A blog post by EFF staff technologist Bennett Cyphers said the only way people could opt out at the moment was by disabling third-party cookies.
"We’ve been told that the trial is currently deployed to 0.5% of Chrome users in some regions – for now, that means Australia, Brazil, Canada, India, Indonesia, Japan, Mexico, New Zealand, the Philippines, and the US," he wrote.
"Users in eligible regions will be chosen completely at random, regardless of most ad and privacy settings. Only users who have turned off third-party cookies in Chrome will be opted out by default."
"That means all the trackers who currently monitor your behaviour across a fraction of the web using cookies will now receive your FLoC cohort ID as well," he said.
"The cohort ID is a direct reflection of your behaviour across the Web. This could supplement the behavioural profiles that many trackers already maintain."
Future versions of Chrome are expected to add dedicated controls for Google’s "privacy sandbox", including FLoC, Cyphers said, but it was not clear when these settings would go live.
He said for the trial, Google would default to all sites that served ads. "Sites could opt out of FLoC calculations by sending an HTTP header, but some hosting providers don’t give their customers direct control of headers. Many site owners may not be aware of the trial at all," he added.
While the FLoC did not mention how many cohorts there would be, Cyphers said, "an examination of the latest version of Chrome reveals that the live version of FLoC uses 50-bit cohort identifiers.

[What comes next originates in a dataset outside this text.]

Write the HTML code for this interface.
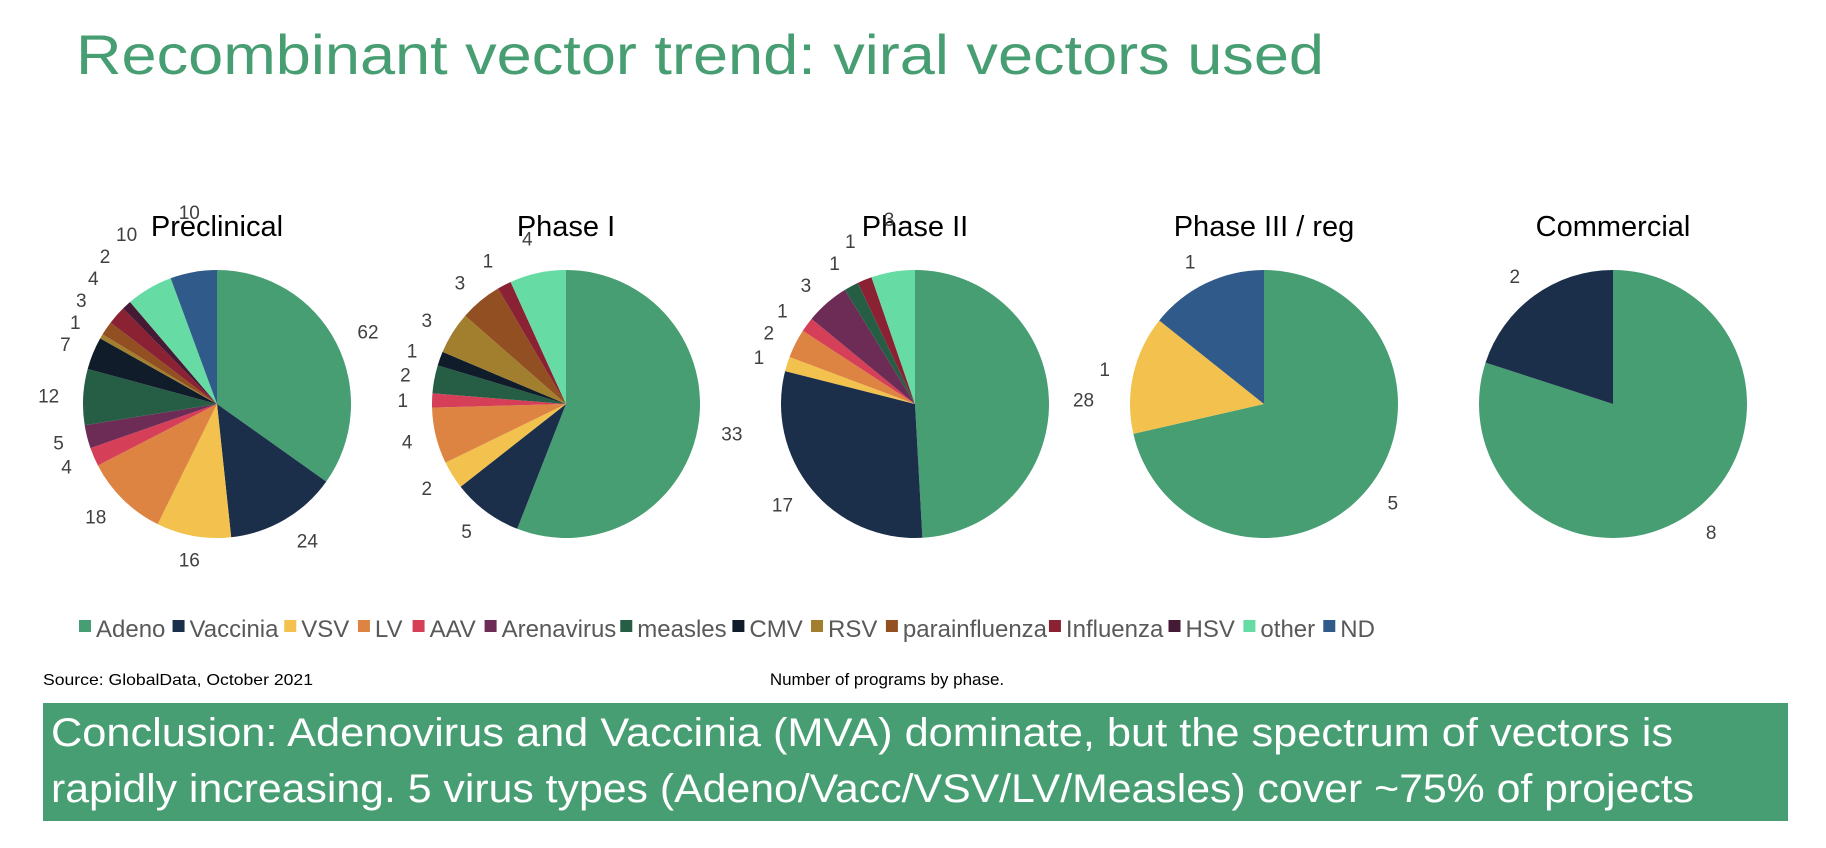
<!DOCTYPE html>
<html><head><meta charset="utf-8"><style>
body{margin:0;background:#fff;}
svg{display:block;font-family:"Liberation Sans",sans-serif;}
</style></head><body>
<svg id="c" width="1826" height="848" viewBox="0 0 1826 848">
<text x="76" y="74" font-size="56" fill="#479e72" textLength="1248" lengthAdjust="spacingAndGlyphs">Recombinant vector trend: viral vectors used</text>
<g id="pies"></g>
<g id="legend"></g>
<text x="43" y="685" font-size="16" fill="#000" textLength="270" lengthAdjust="spacingAndGlyphs">Source: GlobalData, October 2021</text>
<text x="887" y="685" font-size="17" fill="#000" text-anchor="middle">Number of programs by phase.</text>
<rect x="43" y="703" width="1745" height="118" fill="#479e72"/>
<text x="51" y="746" font-size="40" fill="#fff" textLength="1622" lengthAdjust="spacingAndGlyphs">Conclusion: Adenovirus and Vaccinia (MVA) dominate, but the spectrum of vectors is</text>
<text x="51" y="802" font-size="40" fill="#fff" textLength="1643" lengthAdjust="spacingAndGlyphs">rapidly increasing. 5 virus types (Adeno/Vacc/VSV/LV/Measles) cover ~75% of projects</text>
</svg>
<script>
const categories=["Adeno","Vaccinia","VSV","LV","AAV","Arenavirus","measles","CMV","RSV","parainfluenza","Influenza","HSV","other","ND"];
const colors=["#479e72","#1b2f4a","#f2c14e","#de8442","#d63f58","#6c2c55","#255e45","#101c2a","#a27f2e","#924f22","#8a2234","#441a35","#66dca4","#305a89"];
const phases=["Preclinical","Phase I","Phase II","Phase III / reg","Commercial"];
const preclinical=[62,24,16,18,4,5,12,7,1,3,4,2,10,10];
const phase1=[33,5,2,4,1,0,2,1,3,3,1,0,4,0];
const phase2=[28,17,1,2,1,3,1,0,0,0,1,0,3,0];
const phase3=[5,0,1,0,0,0,0,0,0,0,0,0,0,1];
const commercial=[8,2,0,0,0,0,0,0,0,0,0,0,0,0];
const series=[preclinical,phase1,phase2,phase3,commercial];

const NS="http://www.w3.org/2000/svg";
const pieG=document.getElementById('pies');
const R=134, cy=404, x0=217, dx=349;
function mk(tag,attrs,parent){const e=document.createElementNS(NS,tag);for(const k in attrs)e.setAttribute(k,attrs[k]);parent.appendChild(e);return e;}
series.forEach((vals,pi)=>{
  const cx=x0+dx*pi;
  const g=mk('g',{},pieG);
  
  
  const t=mk('text',{x:cx,y:236,'font-size':29,'text-anchor':'middle',fill:'#000'},g);
  t.textContent=phases[pi];
  
  
  const total=vals.reduce((a,b)=>a+b,0);
  let a=0;const labels=[];
  vals.forEach((v,i)=>{
    if(!v)return;
    const a1=a+v/total*2*Math.PI;
    const p=(ang,r)=>[cx+r*Math.sin(ang),cy-r*Math.cos(ang)];
    let el;
    if(v===total){el=mk('circle',{cx:cx,cy:cy,r:R,fill:colors[i]},g);}
    else{
      const [sx,sy]=p(a,R),[ex,ey]=p(a1,R);
      const large=(a1-a)>Math.PI?1:0;
      el=mk('path',{d:`M${cx},${cy}L${sx},${sy}A${R},${R} 0 ${large} 1 ${ex},${ey}Z`,fill:colors[i]},g);
    }
    
    
    const m=(a+a1)/2;const [lx,ly]=p(m,R+24);
    labels.push({x:lx,y:ly,v:v,m:m});
    a=a1;
  });
  // de-overlap left-side labels
  const left=labels.filter(l=>Math.sin(l.m)<-0.05).sort((p,q)=>q.y-p.y);
  for(let k=1;k<left.length;k++){if(left[k-1].y-left[k].y<22){left[k].y=left[k-1].y-22;}}
  labels.forEach(l=>{
    const s=Math.sin(l.m);
    const anc=s>0.2?'start':(s<-0.2?'end':'middle');
    const lt=mk('text',{x:l.x,y:l.y+7,'font-size':19,fill:'#404040','text-anchor':anc},g);
    lt.textContent=l.v;
    
    
  });
});
// legend
const lg=document.getElementById('legend');
let lx=79;
categories.forEach((c,i)=>{
  const g=mk('g',{},lg);
  
  
  mk('rect',{x:lx,y:620,width:12,height:12,fill:colors[i]},g);
  const t=mk('text',{x:lx+17,y:637,'font-size':24,fill:'#595959'},g);
  t.textContent=c;
  lx+=17+t.getComputedTextLength()*0.93+12;
});
</script>
</body></html>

The cohorts are then batched together into 33,872 total cohorts, over 100 times more than in Google’s first experiment.
"Google has said that it will ensure 'thousands' of people are grouped into each cohort, so nobody can be identified using their cohort alone. But cohort IDs will still expose lots of new information — around 15 bits — and will give fingerprinters a massive leg up."

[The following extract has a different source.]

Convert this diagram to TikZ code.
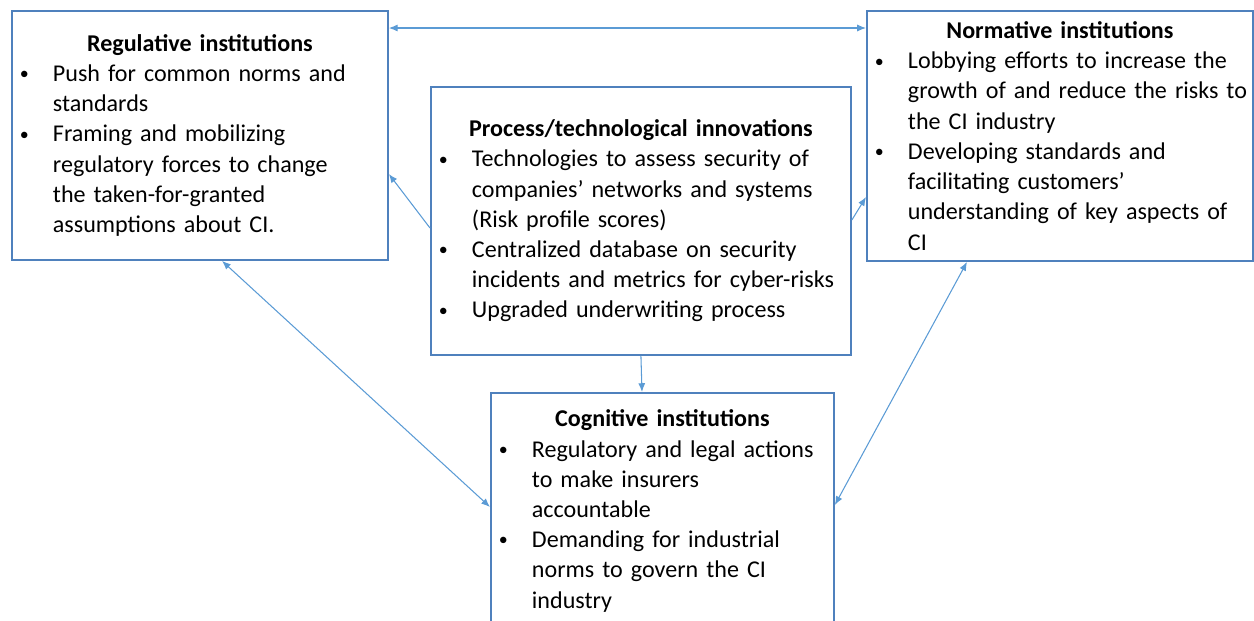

The trial is set to go on till 13 July. Google has said it would not make the cohorts correlate too closely with categories like race, sexuality or medical conditions.
Cyphers said Google planned to collect data about which sites were visited by users in each cohort and had released a whitepaper about its approach.

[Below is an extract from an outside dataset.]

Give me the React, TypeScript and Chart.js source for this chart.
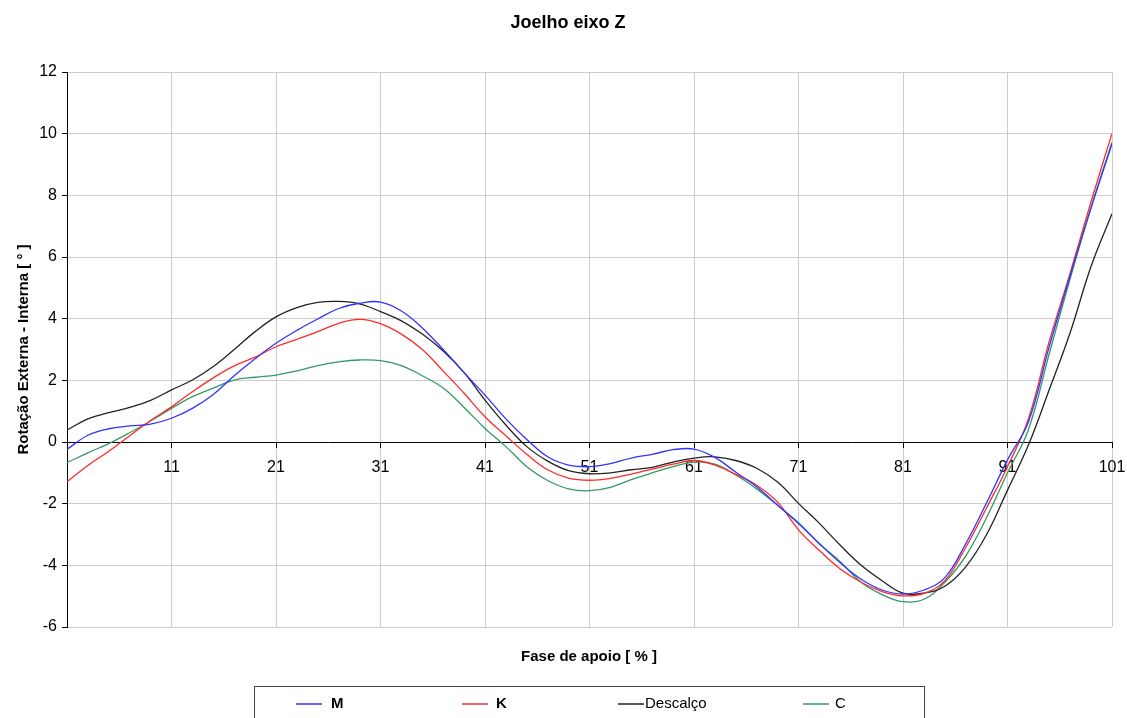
import React, { useEffect, useRef } from "react";
import { Chart, registerables } from "chart.js";

Chart.register(...registerables);

const xs = [1, 3, 5, 7, 9, 11, 13, 15, 17, 19, 21, 23, 25, 27, 29, 31, 33, 35, 37, 39, 41, 43, 45, 47, 49, 51, 53, 55, 57, 59, 61, 63, 65, 67, 69, 71, 73, 75, 77, 79, 81, 83, 85, 87, 89, 91, 93, 95, 97, 99, 101];

const seriesM = [-0.24, 0.22, 0.43, 0.52, 0.58, 0.77, 1.09, 1.54, 2.15, 2.7, 3.2, 3.62, 3.99, 4.33, 4.5, 4.54, 4.25, 3.7, 3.0, 2.25, 1.52, 0.75, 0.08, -0.48, -0.75, -0.8, -0.7, -0.52, -0.4, -0.25, -0.23, -0.5, -0.98, -1.45, -2.05, -2.64, -3.3, -3.92, -4.45, -4.8, -4.93, -4.8, -4.4, -3.3, -1.97, -0.58, 0.65, 3.1, 5.4, 7.6, 9.67];

const seriesK = [-1.29, -0.76, -0.3, 0.2, 0.7, 1.14, 1.63, 2.08, 2.47, 2.75, 3.09, 3.33, 3.58, 3.85, 3.98, 3.84, 3.5, 3.0, 2.3, 1.58, 0.82, 0.2, -0.4, -0.9, -1.17, -1.24, -1.18, -1.04, -0.88, -0.72, -0.6, -0.75, -1.05, -1.4, -1.95, -2.85, -3.52, -4.12, -4.55, -4.85, -4.99, -4.91, -4.5, -3.42, -2.13, -0.8, 0.75, 3.27, 5.48, 7.8, 10.0];

const seriesDescalco = [0.39, 0.75, 0.95, 1.12, 1.35, 1.69, 2.01, 2.45, 3.0, 3.58, 4.06, 4.36, 4.53, 4.56, 4.48, 4.23, 3.93, 3.5, 2.95, 2.25, 1.36, 0.55, -0.15, -0.62, -0.93, -1.03, -1.0, -0.9, -0.82, -0.65, -0.52, -0.48, -0.6, -0.85, -1.3, -1.99, -2.64, -3.35, -4.0, -4.5, -4.9, -4.9, -4.68, -4.05, -3.0, -1.56, -0.1, 1.7, 3.55, 5.7, 7.4];

const seriesC = [-0.67, -0.35, -0.05, 0.3, 0.68, 1.09, 1.47, 1.75, 2.01, 2.1, 2.17, 2.31, 2.48, 2.6, 2.66, 2.64, 2.48, 2.15, 1.75, 1.12, 0.44, -0.15, -0.8, -1.25, -1.52, -1.58, -1.47, -1.22, -1.0, -0.8, -0.65, -0.72, -1.07, -1.52, -2.05, -2.62, -3.3, -3.88, -4.55, -4.95, -5.18, -5.1, -4.55, -3.7, -2.45, -1.0, 0.4, 2.87, 5.3, 7.6, 9.72];

const seriesNames = ["M", "K", "Descalço", "C"];
const seriesColors = ["#3333ff", "#ff2a2a", "#222222", "#339966"];
const seriesValues = [seriesM, seriesK, seriesDescalco, seriesC];

const chartTitle = "Joelho eixo Z";
const xTitle = "Fase de apoio [ % ]";
const yTitle = "Rotação Externa - Interna [ ° ]";

const FONT = "'Liberation Sans', Arial, sans-serif";

const decorPlugin = {
  id: "decor",
  afterDraw(chart: any) {
    const ctx = chart.ctx as CanvasRenderingContext2D;
    const area = chart.chartArea;
    ctx.save();
    ctx.fillStyle = "#000";
    ctx.textAlign = "center";
    ctx.textBaseline = "middle";
    ctx.font = `bold 18px ${FONT}`;
    ctx.fillText(chartTitle, 568, 23);
    ctx.font = `bold 15px ${FONT}`;
    ctx.fillText(xTitle, 589, 657);
    ctx.save();
    ctx.translate(24, (area.top + area.bottom) / 2);
    ctx.rotate(-Math.PI / 2);
    ctx.fillText(yTitle, 0, 0);
    ctx.restore();

    // legend box
    ctx.strokeStyle = "#444";
    ctx.lineWidth = 1;
    ctx.strokeRect(254.5, 686.5, 670, 40);
    const entries = [
      { lx: 296, tx: 331, bold: true },
      { lx: 462, tx: 496, bold: true },
      { lx: 618, tx: 645, bold: false },
      { lx: 803, tx: 835, bold: false },
    ];
    entries.forEach((e, i) => {
      ctx.strokeStyle = seriesColors[i];
      ctx.lineWidth = 1.5;
      ctx.beginPath();
      ctx.moveTo(e.lx, 704);
      ctx.lineTo(e.lx + 26, 704);
      ctx.stroke();
      ctx.fillStyle = "#000";
      ctx.textAlign = "left";
      ctx.font = `${e.bold ? "bold " : ""}15px ${FONT}`;
      ctx.fillText(seriesNames[i], e.tx, 704);
    });
    ctx.restore();
  },
};

export default function App() {
  const canvasRef = useRef<HTMLCanvasElement | null>(null);

  useEffect(() => {
    if (!canvasRef.current) return;
    const datasets = seriesValues.map((vals, i) => ({
      label: seriesNames[i],
      data: xs.map((x, j) => ({ x, y: vals[j] })),
      borderColor: seriesColors[i],
      backgroundColor: seriesColors[i],
      borderWidth: 1.3,
      pointRadius: 0,
      tension: 0.4,
      fill: false,
    }));
    const chart = new Chart(canvasRef.current, {
      type: "line",
      data: { datasets },
      options: {
        animation: false,
        responsive: false,
        maintainAspectRatio: false,
        layout: { padding: { left: 0, top: 72, right: 15, bottom: 91 } },
        plugins: {
          legend: { display: false },
          title: { display: false },
          tooltip: { enabled: false },
        },
        scales: {
          x: {
            type: "linear",
            position: { y: 0 } as any,
            min: 1,
            max: 101,
            ticks: {
              stepSize: 10,
              color: "#000",
              font: { family: FONT, size: 16 },
              padding: 11,
              maxRotation: 0,
              callback: (v: any) => (v === 1 ? "" : String(v)),
            },
            grid: { color: "#cccccc", lineWidth: 1, tickColor: "#000", tickLength: 5 },
            border: { color: "#000", width: 1 },
            afterFit: (scale: any) => {
              scale.paddingLeft = 0;
              scale.paddingRight = 0;
            },
          },
          y: {
            type: "linear",
            min: -6,
            max: 12,
            ticks: {
              stepSize: 2,
              color: "#000",
              font: { family: FONT, size: 16 },
              padding: 5,
            },
            grid: { color: "#cccccc", lineWidth: 1, tickColor: "#000", tickLength: 5 },
            border: { color: "#000", width: 1 },
            afterFit: (scale: any) => {
              scale.width = 67;
            },
          },
        },
      },
      plugins: [decorPlugin],
    });
    return () => chart.destroy();
  }, []);

  return (
    <div style={{ position: "fixed", left: 0, top: 0, width: 1127, height: 718, background: "#fff" }}>
      <canvas ref={canvasRef} width={1127} height={718} style={{ width: 1127, height: 718, display: "block" }} />
    </div>
  );
}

"We’re glad to see a specific proposal, but the whitepaper sidesteps the most pressing issues," he said. "The question Google should address is 'can you target people in vulnerable groups'; the whitepaper reduces this to 'can you target people who visited a specific site'.
"This is a dangerous oversimplification. Rather than working on the hard problem, Google has chosen to focus on an easier version that it believes it can solve. Meanwhile, it’s failed to address FLoC’s worst potential harms.
"During the trial, any user who has turned on 'Chrome Sync' (letting Google collect their browsing history), and who has not disabled any of several default sharing settings, will now share their cohort ID attached to their browsing history with Google.
"Google will then check to see if each user visited any sites that it considers part of a 'sensitive category'. For example, WebMD might be labelled in the 'medical' category, or PornHub in the 'adult' category. If too many users in one cohort have visited a particular kind of 'sensitive' site, Google will block that cohort.
"Any users that are part of 'sensitive' cohorts will be placed into an 'empty' cohort instead. Of course, trackers will still be able to see that said users are part of the 'empty' cohort, revealing that they were originally classified as some kind of 'sensitive'.”